▸ **Given instruction**: From the first line of the listing below to the line with "Serif', 'Times New", print each line exactly, and nothing more. Leave out the pictures.

▸ **Data extract**:
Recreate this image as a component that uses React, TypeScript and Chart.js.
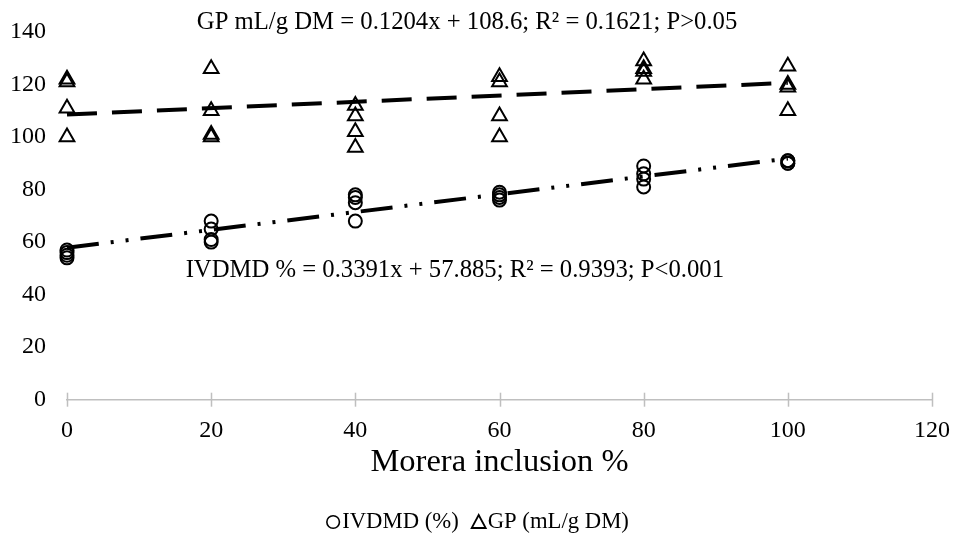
import React, { useEffect, useRef } from "react";
import { Chart, registerables } from "chart.js";

Chart.register(...registerables);

// Morera inclusion levels (%) and replicate observations
const inclusionLevels = [0, 20, 40, 60, 80, 100];
const ivdmdAt0 = [57, 56, 55, 54];
const ivdmdAt20 = [68, 65, 61, 60];
const ivdmdAt40 = [78, 77, 75, 68];
const ivdmdAt60 = [79, 78, 77, 76];
const ivdmdAt80 = [89, 86, 84, 81];
const ivdmdAt100 = [91, 91, 90, 90];

const gpAt0 = [122, 121, 111, 100];
const gpAt20 = [126, 110, 101, 100];
const gpAt40 = [112, 108, 102, 96];
const gpAt60 = [123, 121, 108, 100];
const gpAt80 = [129, 126, 125, 122];
const gpAt100 = [127, 120, 119, 110];

// Regression equations shown on the chart
const gpSlope = 0.1204;
const gpIntercept = 108.6;
const ivdmdSlope = 0.3391;
const ivdmdIntercept = 57.885;
const trendRange = [0, 100];

const xTicks = [0, 20, 40, 60, 80, 100, 120];
const yTicks = [0, 20, 40, 60, 80, 100, 120, 140];

const gpEquation = "GP mL/g DM = 0.1204x + 108.6; R² = 0.1621; P>0.05";
const ivdmdEquation = "IVDMD % = 0.3391x + 57.885; R² = 0.9393; P<0.001";
const xTitle = "Morera inclusion %";
const ivdmdLabel = "IVDMD (%)";
const gpLabel = "GP (mL/g DM)";

const ivdmdGroups = [ivdmdAt0, ivdmdAt20, ivdmdAt40, ivdmdAt60, ivdmdAt80, ivdmdAt100];
const gpGroups = [gpAt0, gpAt20, gpAt40, gpAt60, gpAt80, gpAt100];

const toPoints = (groups: number[][]) =>
  groups.flatMap((vals, i) => vals.map((v) => ({ x: inclusionLevels[i], y: v })));

const FONT = "'Liberation Serif', 'Times New Roman', serif";

const annotationPlugin = {
  id: "annotations",
  afterDraw(chart: any) {
    const { ctx, scales, width } = chart;
    const xs = scales.x;
    const ys = scales.y;
    ctx.save();
    // x-axis tick marks crossing the axis line
    ctx.strokeStyle = "#bfbfbf";
    ctx.lineWidth = 1.5;
    const yAxis = ys.getPixelForValue(0);
    xTicks.forEach((t) => {
      const px = Math.round(xs.getPixelForValue(t)) + 0.5;
      ctx.beginPath();
      ctx.moveTo(px, yAxis - 7);
      ctx.lineTo(px, yAxis + 7);
      ctx.stroke();
    });
    // equations
    ctx.fillStyle = "#000";
    ctx.font = `24.7px ${FONT}`;
    ctx.textAlign = "center";
    ctx.textBaseline = "middle";
    ctx.fillText(gpEquation, xs.getPixelForValue(55.5), ys.getPixelForValue(143.8));
    ctx.fillText(ivdmdEquation, xs.getPixelForValue(53.8), ys.getPixelForValue(49.1));

    // legend
    ctx.font = `22.7px ${FONT}`;
    ctx.textAlign = "left";
    const sym = 14;
    const gapSym = 2;
    const gapItems = 13;
    const w1 = ctx.measureText(ivdmdLabel).width;
    const w2 = ctx.measureText(gpLabel).width;
    const total = sym + gapSym + w1 + gapItems + sym + gapSym + w2;
    let x = width / 2 + 1 - total / 2;
    const ly = 522;
    ctx.strokeStyle = "#000";
    ctx.lineWidth = 1.6;
    ctx.beginPath();
    ctx.arc(x + sym / 2, ly, 6.3, 0, Math.PI * 2);
    ctx.stroke();
    x += sym + gapSym;
    ctx.fillText(ivdmdLabel, x, ly);
    x += w1 + gapItems;
    ctx.lineWidth = 1.8;
    ctx.beginPath();
    ctx.moveTo(x + sym / 2, ly - 7);
    ctx.lineTo(x + sym, ly + 6);
    ctx.lineTo(x, ly + 6);
    ctx.closePath();
    ctx.stroke();
    x += sym + gapSym;
    ctx.fillText(gpLabel, x, ly);
    ctx.restore();
  },
};

export default function App() {
  const canvasRef = useRef<HTMLCanvasElement | null>(null);

  useEffect(() => {
    const canvas = canvasRef.current;
    if (!canvas) return;
    const chart = new Chart(canvas, {
      type: "scatter",
      data: {
        datasets: [
          {
            label: ivdmdLabel,
            data: toPoints(ivdmdGroups),
            pointStyle: "circle",
            pointRadius: 6.5,
            pointBorderWidth: 2,
            borderColor: "#000",
            backgroundColor: "rgba(0,0,0,0)",
            clip: false,
          } as any,
          {
            label: gpLabel,
            data: toPoints(gpGroups),
            pointStyle: "triangle",
            pointRadius: 8.5,
            pointBorderWidth: 2,
            borderColor: "#000",
            backgroundColor: "rgba(0,0,0,0)",
            clip: false,
          } as any,
          {
            type: "line",
            label: "trendGP",
            data: trendRange.map((x) => ({ x, y: gpSlope * x + gpIntercept })),
            borderColor: "#000",
            borderWidth: 4,
            borderDash: [30, 15],
            pointRadius: 0,
            fill: false,
            clip: false,
          } as any,
          {
            type: "line",
            label: "trendIVDMD",
            data: trendRange.map((x) => ({ x, y: ivdmdSlope * x + ivdmdIntercept })),
            borderColor: "#000",
            borderWidth: 4,
            borderDash: [32, 12, 3, 12, 3, 12],
            pointRadius: 0,
            fill: false,
            clip: false,
          } as any,
        ],
      },
      options: {
        animation: false,
        responsive: false,
        layout: { padding: { top: 32, right: 4, left: 0, bottom: 75 } },
        plugins: {
          tooltip: { enabled: false },
          legend: { display: false },
        },
        scales: {
          x: {
            type: "linear",
            min: 0,
            max: 120,
            afterBuildTicks: (scale: any) => {
              scale.ticks = xTicks.map((v) => ({ value: v }));
            },
            ticks: { color: "#000", font: { family: FONT, size: 24 }, padding: 3 },
            grid: { display: false, tickLength: 14 },
            border: { display: true, color: "#bfbfbf", width: 1.5 },
            title: {
              display: true,
              text: xTitle,
              color: "#000",
              font: { family: FONT, size: 32.5, lineHeight: 1 },
              padding: { top: -2, bottom: 0 },
            },
          },
          y: {
            type: "linear",
            min: 0,
            max: 140,
            afterBuildTicks: (scale: any) => {
              scale.ticks = yTicks.map((v) => ({ value: v }));
            },
            ticks: { color: "#000", font: { family: FONT, size: 24 }, padding: 10 },
            grid: { display: false, tickLength: 11 },
            border: { display: false },
          },
        },
      },
      plugins: [annotationPlugin],
    });
    return () => chart.destroy();
  }, []);

  return (
    <div style={{ position: "fixed", left: 0, top: 0, width: 953, height: 554, background: "#fff" }}>
      <canvas ref={canvasRef} width={953} height={554} style={{ width: 953, height: 554 }} />
    </div>
  );
}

▸ **Solution to the problem**:
Recreate this image as a component that uses React, TypeScript and Chart.js.
import React, { useEffect, useRef } from "react";
import { Chart, registerables } from "chart.js";

Chart.register(...registerables);

// Morera inclusion levels (%) and replicate observations
const inclusionLevels = [0, 20, 40, 60, 80, 100];
const ivdmdAt0 = [57, 56, 55, 54];
const ivdmdAt20 = [68, 65, 61, 60];
const ivdmdAt40 = [78, 77, 75, 68];
const ivdmdAt60 = [79, 78, 77, 76];
const ivdmdAt80 = [89, 86, 84, 81];
const ivdmdAt100 = [91, 91, 90, 90];

const gpAt0 = [122, 121, 111, 100];
const gpAt20 = [126, 110, 101, 100];
const gpAt40 = [112, 108, 102, 96];
const gpAt60 = [123, 121, 108, 100];
const gpAt80 = [129, 126, 125, 122];
const gpAt100 = [127, 120, 119, 110];

// Regression equations shown on the chart
const gpSlope = 0.1204;
const gpIntercept = 108.6;
const ivdmdSlope = 0.3391;
const ivdmdIntercept = 57.885;
const trendRange = [0, 100];

const xTicks = [0, 20, 40, 60, 80, 100, 120];
const yTicks = [0, 20, 40, 60, 80, 100, 120, 140];

const gpEquation = "GP mL/g DM = 0.1204x + 108.6; R² = 0.1621; P>0.05";
const ivdmdEquation = "IVDMD % = 0.3391x + 57.885; R² = 0.9393; P<0.001";
const xTitle = "Morera inclusion %";
const ivdmdLabel = "IVDMD (%)";
const gpLabel = "GP (mL/g DM)";

const ivdmdGroups = [ivdmdAt0, ivdmdAt20, ivdmdAt40, ivdmdAt60, ivdmdAt80, ivdmdAt100];
const gpGroups = [gpAt0, gpAt20, gpAt40, gpAt60, gpAt80, gpAt100];

const toPoints = (groups: number[][]) =>
  groups.flatMap((vals, i) => vals.map((v) => ({ x: inclusionLevels[i], y: v })));

const FONT = "'Liberation Serif', 'Times New Roman', serif";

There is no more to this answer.